Dataset excerpt —

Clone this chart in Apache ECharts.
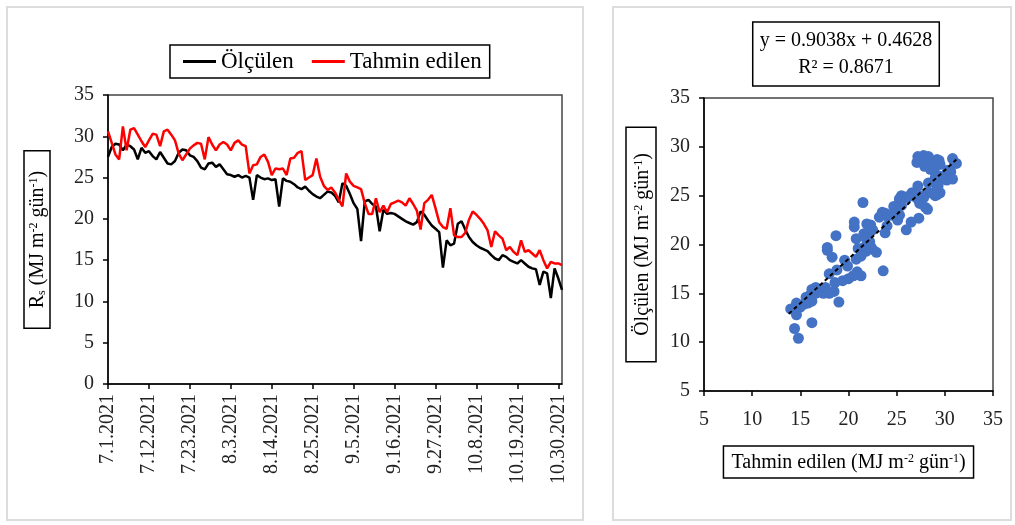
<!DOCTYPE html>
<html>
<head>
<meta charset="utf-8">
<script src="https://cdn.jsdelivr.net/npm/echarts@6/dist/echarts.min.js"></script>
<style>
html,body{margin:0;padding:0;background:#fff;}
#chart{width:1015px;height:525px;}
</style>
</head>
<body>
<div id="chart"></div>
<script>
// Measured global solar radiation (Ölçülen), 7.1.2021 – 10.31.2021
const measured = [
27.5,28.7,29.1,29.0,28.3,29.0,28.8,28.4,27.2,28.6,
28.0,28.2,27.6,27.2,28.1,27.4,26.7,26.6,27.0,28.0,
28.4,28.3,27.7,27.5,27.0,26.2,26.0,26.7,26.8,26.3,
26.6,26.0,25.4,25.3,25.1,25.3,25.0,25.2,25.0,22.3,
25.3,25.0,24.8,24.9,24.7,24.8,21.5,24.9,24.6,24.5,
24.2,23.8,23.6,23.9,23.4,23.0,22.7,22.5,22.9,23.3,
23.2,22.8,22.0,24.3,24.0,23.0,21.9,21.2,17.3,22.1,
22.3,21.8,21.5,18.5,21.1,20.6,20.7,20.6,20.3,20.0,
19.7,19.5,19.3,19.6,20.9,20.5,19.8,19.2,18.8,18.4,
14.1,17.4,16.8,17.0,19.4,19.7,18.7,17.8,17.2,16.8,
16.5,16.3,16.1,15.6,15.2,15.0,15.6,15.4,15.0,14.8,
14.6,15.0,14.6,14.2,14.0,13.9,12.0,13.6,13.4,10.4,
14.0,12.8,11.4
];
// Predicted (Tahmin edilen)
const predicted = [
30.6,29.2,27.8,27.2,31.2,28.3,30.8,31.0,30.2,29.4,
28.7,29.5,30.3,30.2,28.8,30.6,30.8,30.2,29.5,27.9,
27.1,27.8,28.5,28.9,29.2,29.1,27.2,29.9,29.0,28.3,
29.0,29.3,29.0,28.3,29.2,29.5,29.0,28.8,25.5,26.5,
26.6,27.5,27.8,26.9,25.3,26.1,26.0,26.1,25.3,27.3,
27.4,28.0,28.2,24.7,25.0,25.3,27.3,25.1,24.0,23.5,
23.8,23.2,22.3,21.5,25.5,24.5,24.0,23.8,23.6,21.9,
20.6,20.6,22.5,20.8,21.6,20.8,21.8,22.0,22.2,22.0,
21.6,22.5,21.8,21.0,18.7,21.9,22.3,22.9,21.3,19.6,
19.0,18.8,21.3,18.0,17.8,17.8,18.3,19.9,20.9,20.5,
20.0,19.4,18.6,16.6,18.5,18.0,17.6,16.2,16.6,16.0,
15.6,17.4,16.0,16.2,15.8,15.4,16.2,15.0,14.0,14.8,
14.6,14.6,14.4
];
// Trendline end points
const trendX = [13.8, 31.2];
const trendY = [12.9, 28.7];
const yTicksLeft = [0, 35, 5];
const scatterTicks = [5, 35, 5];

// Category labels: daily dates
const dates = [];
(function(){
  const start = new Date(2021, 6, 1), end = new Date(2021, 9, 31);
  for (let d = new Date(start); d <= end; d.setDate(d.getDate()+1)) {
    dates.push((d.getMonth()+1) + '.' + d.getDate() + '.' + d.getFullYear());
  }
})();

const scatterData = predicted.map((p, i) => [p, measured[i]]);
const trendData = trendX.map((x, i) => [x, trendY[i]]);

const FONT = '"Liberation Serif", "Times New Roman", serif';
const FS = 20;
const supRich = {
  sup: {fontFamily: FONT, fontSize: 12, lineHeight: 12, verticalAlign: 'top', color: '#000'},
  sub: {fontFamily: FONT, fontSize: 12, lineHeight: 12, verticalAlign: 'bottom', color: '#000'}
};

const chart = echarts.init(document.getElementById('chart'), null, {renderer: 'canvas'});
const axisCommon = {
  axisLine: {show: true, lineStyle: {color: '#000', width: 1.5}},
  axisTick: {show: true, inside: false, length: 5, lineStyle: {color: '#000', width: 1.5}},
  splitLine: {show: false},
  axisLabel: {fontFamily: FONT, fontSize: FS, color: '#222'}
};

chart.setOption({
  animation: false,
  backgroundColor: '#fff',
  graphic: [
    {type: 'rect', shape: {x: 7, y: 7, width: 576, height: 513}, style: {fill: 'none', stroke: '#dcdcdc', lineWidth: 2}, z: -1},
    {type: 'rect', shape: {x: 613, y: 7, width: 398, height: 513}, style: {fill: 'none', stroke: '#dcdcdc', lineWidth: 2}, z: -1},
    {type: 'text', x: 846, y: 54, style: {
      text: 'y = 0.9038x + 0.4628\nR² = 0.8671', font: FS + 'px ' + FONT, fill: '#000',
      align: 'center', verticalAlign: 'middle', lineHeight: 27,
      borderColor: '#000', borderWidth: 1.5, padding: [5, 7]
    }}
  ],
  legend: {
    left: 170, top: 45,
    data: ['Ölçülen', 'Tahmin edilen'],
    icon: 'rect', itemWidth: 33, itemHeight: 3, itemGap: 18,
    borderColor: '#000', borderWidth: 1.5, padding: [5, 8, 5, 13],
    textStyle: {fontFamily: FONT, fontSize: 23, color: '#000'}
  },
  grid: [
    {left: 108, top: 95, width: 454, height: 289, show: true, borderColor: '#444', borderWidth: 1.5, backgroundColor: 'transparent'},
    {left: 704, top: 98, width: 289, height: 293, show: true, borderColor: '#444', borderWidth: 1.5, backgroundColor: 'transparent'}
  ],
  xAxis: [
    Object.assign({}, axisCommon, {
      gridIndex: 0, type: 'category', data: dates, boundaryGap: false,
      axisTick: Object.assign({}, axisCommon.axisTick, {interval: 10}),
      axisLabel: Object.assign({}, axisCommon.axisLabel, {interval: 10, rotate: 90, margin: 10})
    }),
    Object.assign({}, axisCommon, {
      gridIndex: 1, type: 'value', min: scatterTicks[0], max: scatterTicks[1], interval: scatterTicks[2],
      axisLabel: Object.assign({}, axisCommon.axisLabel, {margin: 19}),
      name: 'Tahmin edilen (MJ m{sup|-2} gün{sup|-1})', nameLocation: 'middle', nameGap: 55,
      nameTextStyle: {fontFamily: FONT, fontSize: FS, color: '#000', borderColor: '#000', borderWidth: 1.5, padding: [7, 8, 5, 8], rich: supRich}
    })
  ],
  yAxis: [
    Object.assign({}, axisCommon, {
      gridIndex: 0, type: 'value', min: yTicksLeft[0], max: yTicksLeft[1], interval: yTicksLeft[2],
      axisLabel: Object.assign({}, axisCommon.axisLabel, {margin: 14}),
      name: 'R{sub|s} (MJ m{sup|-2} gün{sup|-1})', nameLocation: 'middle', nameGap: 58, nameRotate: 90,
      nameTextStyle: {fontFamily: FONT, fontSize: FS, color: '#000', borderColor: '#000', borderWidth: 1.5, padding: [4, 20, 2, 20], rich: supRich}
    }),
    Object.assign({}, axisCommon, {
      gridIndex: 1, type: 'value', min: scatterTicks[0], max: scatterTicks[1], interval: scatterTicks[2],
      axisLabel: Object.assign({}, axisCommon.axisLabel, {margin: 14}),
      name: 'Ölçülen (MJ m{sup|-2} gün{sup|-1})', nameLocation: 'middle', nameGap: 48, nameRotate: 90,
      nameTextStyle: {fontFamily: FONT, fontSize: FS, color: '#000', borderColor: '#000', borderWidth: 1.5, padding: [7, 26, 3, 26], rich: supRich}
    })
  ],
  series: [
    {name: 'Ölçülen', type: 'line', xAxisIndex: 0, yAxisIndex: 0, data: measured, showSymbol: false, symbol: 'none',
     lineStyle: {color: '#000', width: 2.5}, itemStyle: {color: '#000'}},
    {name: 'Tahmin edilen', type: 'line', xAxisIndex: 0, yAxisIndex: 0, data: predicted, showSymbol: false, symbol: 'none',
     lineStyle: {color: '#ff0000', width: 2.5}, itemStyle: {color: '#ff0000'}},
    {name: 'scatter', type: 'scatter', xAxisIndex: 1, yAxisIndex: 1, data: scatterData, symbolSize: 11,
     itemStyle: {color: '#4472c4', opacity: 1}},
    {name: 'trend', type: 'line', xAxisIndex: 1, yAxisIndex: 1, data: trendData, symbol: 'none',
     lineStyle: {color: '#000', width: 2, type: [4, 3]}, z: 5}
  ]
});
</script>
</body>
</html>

What needs to be done — Without the pictures, please reproduce each line of the listing above exactly, from the first one through the line bearing "const scatterTicks = [5, 35, 5];".

Reply to the exercise —
Clone this chart in Apache ECharts.
<!DOCTYPE html>
<html>
<head>
<meta charset="utf-8">
<script src="https://cdn.jsdelivr.net/npm/echarts@6/dist/echarts.min.js"></script>
<style>
html,body{margin:0;padding:0;background:#fff;}
#chart{width:1015px;height:525px;}
</style>
</head>
<body>
<div id="chart"></div>
<script>
// Measured global solar radiation (Ölçülen), 7.1.2021 – 10.31.2021
const measured = [
27.5,28.7,29.1,29.0,28.3,29.0,28.8,28.4,27.2,28.6,
28.0,28.2,27.6,27.2,28.1,27.4,26.7,26.6,27.0,28.0,
28.4,28.3,27.7,27.5,27.0,26.2,26.0,26.7,26.8,26.3,
26.6,26.0,25.4,25.3,25.1,25.3,25.0,25.2,25.0,22.3,
25.3,25.0,24.8,24.9,24.7,24.8,21.5,24.9,24.6,24.5,
24.2,23.8,23.6,23.9,23.4,23.0,22.7,22.5,22.9,23.3,
23.2,22.8,22.0,24.3,24.0,23.0,21.9,21.2,17.3,22.1,
22.3,21.8,21.5,18.5,21.1,20.6,20.7,20.6,20.3,20.0,
19.7,19.5,19.3,19.6,20.9,20.5,19.8,19.2,18.8,18.4,
14.1,17.4,16.8,17.0,19.4,19.7,18.7,17.8,17.2,16.8,
16.5,16.3,16.1,15.6,15.2,15.0,15.6,15.4,15.0,14.8,
14.6,15.0,14.6,14.2,14.0,13.9,12.0,13.6,13.4,10.4,
14.0,12.8,11.4
];
// Predicted (Tahmin edilen)
const predicted = [
30.6,29.2,27.8,27.2,31.2,28.3,30.8,31.0,30.2,29.4,
28.7,29.5,30.3,30.2,28.8,30.6,30.8,30.2,29.5,27.9,
27.1,27.8,28.5,28.9,29.2,29.1,27.2,29.9,29.0,28.3,
29.0,29.3,29.0,28.3,29.2,29.5,29.0,28.8,25.5,26.5,
26.6,27.5,27.8,26.9,25.3,26.1,26.0,26.1,25.3,27.3,
27.4,28.0,28.2,24.7,25.0,25.3,27.3,25.1,24.0,23.5,
23.8,23.2,22.3,21.5,25.5,24.5,24.0,23.8,23.6,21.9,
20.6,20.6,22.5,20.8,21.6,20.8,21.8,22.0,22.2,22.0,
21.6,22.5,21.8,21.0,18.7,21.9,22.3,22.9,21.3,19.6,
19.0,18.8,21.3,18.0,17.8,17.8,18.3,19.9,20.9,20.5,
20.0,19.4,18.6,16.6,18.5,18.0,17.6,16.2,16.6,16.0,
15.6,17.4,16.0,16.2,15.8,15.4,16.2,15.0,14.0,14.8,
14.6,14.6,14.4
];
// Trendline end points
const trendX = [13.8, 31.2];
const trendY = [12.9, 28.7];
const yTicksLeft = [0, 35, 5];
const scatterTicks = [5, 35, 5];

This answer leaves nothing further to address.